§ Given task: Set down each line of the material that follows, exactly, with no pictures.

§ Material:
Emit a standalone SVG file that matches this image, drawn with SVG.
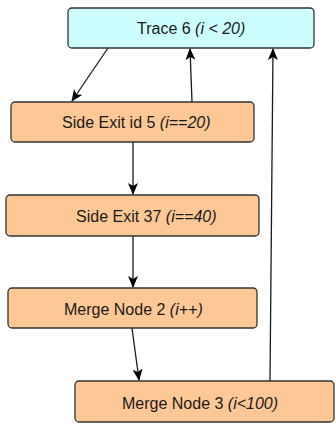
<svg xmlns="http://www.w3.org/2000/svg" width="336" height="424" viewBox="0 0 336 424">
  <style>
    .box { stroke: #333; stroke-width: 1.3; }
    .trace { fill: #ccfeff; }
    .exit { fill: #fdc895; }
    .lbl { font-family: "Liberation Sans", Arial, sans-serif; font-size: 16px; fill: #1a1a1a; }
    .cond { font-style: italic; }
    .edge { stroke: #1a1a1a; stroke-width: 1.3; fill: none; marker-end: url(#arrow); }
  </style>
  <defs>
    <marker id="arrow" markerWidth="12" markerHeight="10" refX="11" refY="5" orient="auto" markerUnits="userSpaceOnUse">
      <path d="M0,0 L12,5 L0,10 L3,5 z" fill="#000"/>
    </marker>
  </defs>
  <rect width="336" height="424" fill="#fff"/>

  <g id="connectors">
    <line class="edge" x1="108" y1="48" x2="72" y2="101"/>
    <line class="edge" x1="192" y1="102" x2="190" y2="49"/>
    <line class="edge" x1="133" y1="142" x2="133" y2="194"/>
    <line class="edge" x1="133" y1="236" x2="133" y2="287"/>
    <line class="edge" x1="132" y1="328" x2="139" y2="380"/>
    <line class="edge" x1="270" y1="381" x2="273" y2="49"/>
  </g>

  <g id="trace6">
    <rect class="box trace" x="68" y="8" width="246" height="40" rx="4"/>
    <text class="lbl" x="137" y="34">Trace 6 <tspan class="cond">(i &lt; 20)</tspan></text>
  </g>
  <g id="sideExit5">
    <rect class="box exit" x="11" y="102" width="243" height="40" rx="4"/>
    <text class="lbl" x="62" y="128">Side Exit id 5 <tspan class="cond">(i==20)</tspan></text>
  </g>
  <g id="sideExit37">
    <rect class="box exit" x="6" y="195" width="253" height="41" rx="4"/>
    <text class="lbl" x="76" y="222">Side Exit 37 <tspan class="cond">(i==40)</tspan></text>
  </g>
  <g id="mergeNode2">
    <rect class="box exit" x="8" y="288" width="249" height="40" rx="4"/>
    <text class="lbl" x="64" y="315">Merge Node 2 <tspan class="cond">(i++)</tspan></text>
  </g>
  <g id="mergeNode3">
    <rect class="box exit" x="75" y="381" width="259" height="41" rx="4"/>
    <text class="lbl" x="122" y="409">Merge Node 3 <tspan class="cond">(i&lt;100)</tspan></text>
  </g>
</svg>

§ Response to this exercise:
Emit a standalone SVG file that matches this image, drawn with SVG.
<svg xmlns="http://www.w3.org/2000/svg" width="336" height="424" viewBox="0 0 336 424">
  <style>
    .box { stroke: #333; stroke-width: 1.3; }
    .trace { fill: #ccfeff; }
    .exit { fill: #fdc895; }
    .lbl { font-family: "Liberation Sans", Arial, sans-serif; font-size: 16px; fill: #1a1a1a; }
    .cond { font-style: italic; }
    .edge { stroke: #1a1a1a; stroke-width: 1.3; fill: none; marker-end: url(#arrow); }
  </style>
  <defs>
    <marker id="arrow" markerWidth="12" markerHeight="10" refX="11" refY="5" orient="auto" markerUnits="userSpaceOnUse">
      <path d="M0,0 L12,5 L0,10 L3,5 z" fill="#000"/>
    </marker>
  </defs>
  <rect width="336" height="424" fill="#fff"/>

  <g id="connectors">
    <line class="edge" x1="108" y1="48" x2="72" y2="101"/>
    <line class="edge" x1="192" y1="102" x2="190" y2="49"/>
    <line class="edge" x1="133" y1="142" x2="133" y2="194"/>
    <line class="edge" x1="133" y1="236" x2="133" y2="287"/>
    <line class="edge" x1="132" y1="328" x2="139" y2="380"/>
    <line class="edge" x1="270" y1="381" x2="273" y2="49"/>
  </g>

  <g id="trace6">
    <rect class="box trace" x="68" y="8" width="246" height="40" rx="4"/>
    <text class="lbl" x="137" y="34">Trace 6 <tspan class="cond">(i &lt; 20)</tspan></text>
  </g>
  <g id="sideExit5">
    <rect class="box exit" x="11" y="102" width="243" height="40" rx="4"/>
    <text class="lbl" x="62" y="128">Side Exit id 5 <tspan class="cond">(i==20)</tspan></text>
  </g>
  <g id="sideExit37">
    <rect class="box exit" x="6" y="195" width="253" height="41" rx="4"/>
    <text class="lbl" x="76" y="222">Side Exit 37 <tspan class="cond">(i==40)</tspan></text>
  </g>
  <g id="mergeNode2">
    <rect class="box exit" x="8" y="288" width="249" height="40" rx="4"/>
    <text class="lbl" x="64" y="315">Merge Node 2 <tspan class="cond">(i++)</tspan></text>
  </g>
  <g id="mergeNode3">
    <rect class="box exit" x="75" y="381" width="259" height="41" rx="4"/>
    <text class="lbl" x="122" y="409">Merge Node 3 <tspan class="cond">(i&lt;100)</tspan></text>
  </g>
</svg>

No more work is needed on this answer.